Sir Greg Knight: Act now to protect motorists from rip-off private parking operators
We need a mandatory code of practice across the private parking sector to end inconsistent practices and unfair treatment of motorists, writes Sir Greg Knight
Parking is an indispensable part of motoring. If you undertake a journey in a car, you need to park it. According to the Driver and Vehicle Licensing Agency, there are 38 million vehicles on our roads. Of those, probably 19 million will be driven and undertake at least one parking transaction each day.
The number of “penalty” notices issued every year from private car parks is nearly five million; so many drivers have experienced an issue involving excess parking charges.
In my view, it is essential that those who park on private land are treated both fairly and uniformly. Motorists should have certainty that when they enter a car park they are entering into a contract that is reasonable, transparent and involves a consistent process.
Poor signage, unreasonable terms, exorbitant “fines”, aggressive demands for payment and an opaque appeals process need to be properly outlawed.
Some private parking operators deploy tactics which are outrageous. One motorist, Mr O’Keefe, was driving on a private industrial estate, searching for a particular business that he was having difficulty finding. He stopped in an empty lay-by for 15 seconds to re-set his satellite navigation system and he was filmed by a passing security van equipped with a video camera. One week later he received a penalty invoice for £100 for stopping in breach of a sign situated some distance further back along the road that he had passed at 30 mph. The parking company agrees that he was stationary for only about 15 seconds – but when he used their appeals procedure, he was ignored, and he continued to receive threatening letters.
Another appalling case involves a pensioner called Angela. Her car was ticketed for £70 for exceeding the time permitted in the car park. Angela is 5 feet tall, and the parking sign was mounted so high up that initially she did not even see it. When she returned to discover the “ticket”, she looked for signage and eventually saw a small sign high up a pole. The text was so small that she could not read it.
In another part of the country, a pensioner incorrectly entered her number plate details into an automatic machine when paying for her parking, getting just one digit wrong. On returning, she discovered that the innocent mistake had resulted in a penalty notice. On appeal, she pointed out that it was an honest mistake and that no other car on the DVLA database had the registration number she had keyed in, but payment of the penalty was still demanded.
My Bill will bring this sort of behaviour to an end.
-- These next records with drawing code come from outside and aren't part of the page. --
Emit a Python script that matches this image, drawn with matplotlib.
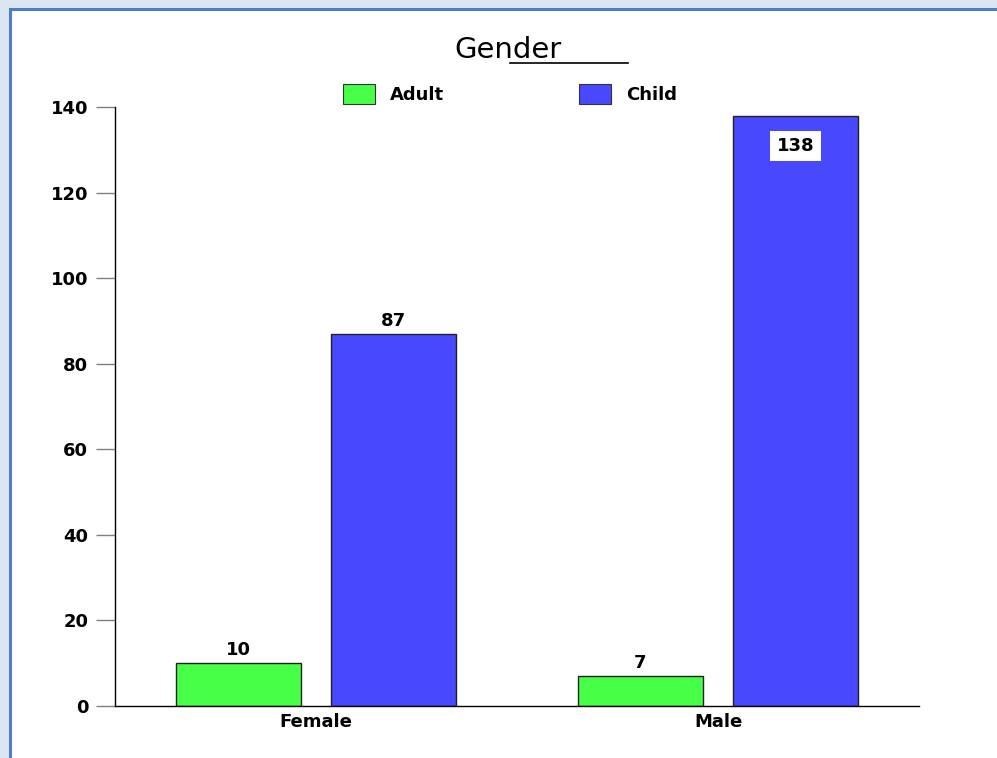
import matplotlib
matplotlib.use("Agg")
import matplotlib.pyplot as plt
from matplotlib.patches import Rectangle, Patch
from matplotlib.lines import Line2D
import numpy as np

categories = ["Female", "Male"]
series_names = ["Adult", "Child"]
adult = [10, 7]
child = [87, 138]
yticks = [0, 20, 40, 60, 80, 100, 120, 140]
title = "Gender"

W, H = 997, 758
DPI = 100
plt.rcParams['font.family'] = ['DejaVu Sans']

fig = plt.figure(figsize=(W / DPI, H / DPI), dpi=DPI, facecolor='#dce6f2')

def fx(px):
    return px / W

def fy(py):
    return 1 - py / H

# white panel with blue frame
panel = Rectangle((fx(9.5), -0.05), 1.2, fy(8.5) + 0.05, transform=fig.transFigure,
                  facecolor='white', edgecolor='#4f7cc9', linewidth=2.2, zorder=0)
fig.add_artist(panel)

ax = fig.add_axes([fx(115), fy(706), fx(919) - fx(115), fy(107) - fy(706)])
ax.set_facecolor('none')

x = np.arange(len(categories))
w = 0.31
off = 0.193
green = '#48ff48'
blue = '#4848ff'
b1 = ax.bar(x - off, adult, width=w, color=green, edgecolor='#222222', linewidth=1.0, zorder=2)
b2 = ax.bar(x + off, child, width=w, color=blue, edgecolor='#222222', linewidth=1.0, zorder=2)

ax.set_xlim(-0.5, 1.5)
ax.set_ylim(0, 140)
ax.set_yticks(yticks)
ax.set_yticklabels([str(v) for v in yticks], fontsize=13, fontweight='bold')
ax.set_xticks(x)
ax.set_xticklabels(categories, fontsize=13, fontweight='bold')
ax.tick_params(axis='x', length=0, pad=5)
ax.tick_params(axis='y', length=13.7, width=1.0, color='#808080', pad=5.5)
ax.yaxis.get_major_ticks()[-1].tick1line.set_color('black')

for s in ['top', 'right']:
    ax.spines[s].set_visible(False)
for s in ['left', 'bottom']:
    ax.spines[s].set_color('black')
    ax.spines[s].set_linewidth(1.0)

# value labels
for rect, v in zip(list(b1) + list(b2), adult + child):
    cx = rect.get_x() + rect.get_width() / 2
    if v >= 130:
        ax.annotate(str(v), (cx, v), xytext=(0, -22), textcoords='offset points',
                    ha='center', va='center', fontsize=13, fontweight='bold',
                    bbox=dict(boxstyle='square,pad=0.35', facecolor='white', edgecolor='none'))
    else:
        ax.annotate(str(v), (cx, v), xytext=(0, 3), textcoords='offset points',
                    ha='center', va='bottom', fontsize=13, fontweight='bold')

# title with odd underline
fig.text(fx(508), fy(50), title, ha='center', va='center', fontsize=21)
fig.add_artist(Line2D([fx(510), fx(628)], [fy(62.5), fy(62.5)], transform=fig.transFigure,
                      color='black', linewidth=1.2))

handles = [Patch(facecolor=green, edgecolor='#333333', linewidth=0.8),
           Patch(facecolor=blue, edgecolor='#333333', linewidth=0.8)]
leg = fig.legend(handles, series_names, loc='center left', bbox_to_anchor=(fx(343), fy(94)),
                 ncol=2, frameon=False, prop={'weight': 'bold', 'size': 13},
                 handlelength=1.75, handleheight=1.4, handletextpad=0.85,
                 columnspacing=7.5, borderpad=0, borderaxespad=0)

fig.savefig('out.png', dpi=DPI, facecolor=fig.get_facecolor())
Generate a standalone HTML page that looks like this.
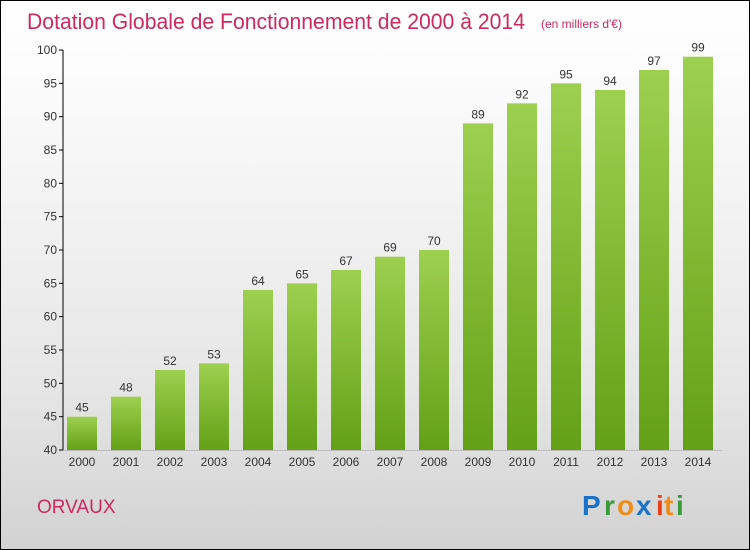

It requires the government to create a mandatory code of practice across the private parking sector to end inconsistent practices and unfair treatment of motorists. It will ensure that the terms under which private parking is provided, including the rights and obligations of each party, are fair, clear and unambiguous.
The mandatory code will ensure drivers that private car park operators will in future treat them in a reasonable and proportionate manner. If they do not, motorists will have access to a robust and independent appeals service and erring car park operators could be put of business by being denied access to the DVLA vehicle keeper records.
I am grateful to have the support of the government for this Bill, as well as backing from the Official Opposition and the Scottish National Party.
Parliament has a real chance to make parking a fairer and more predictable experience for us all.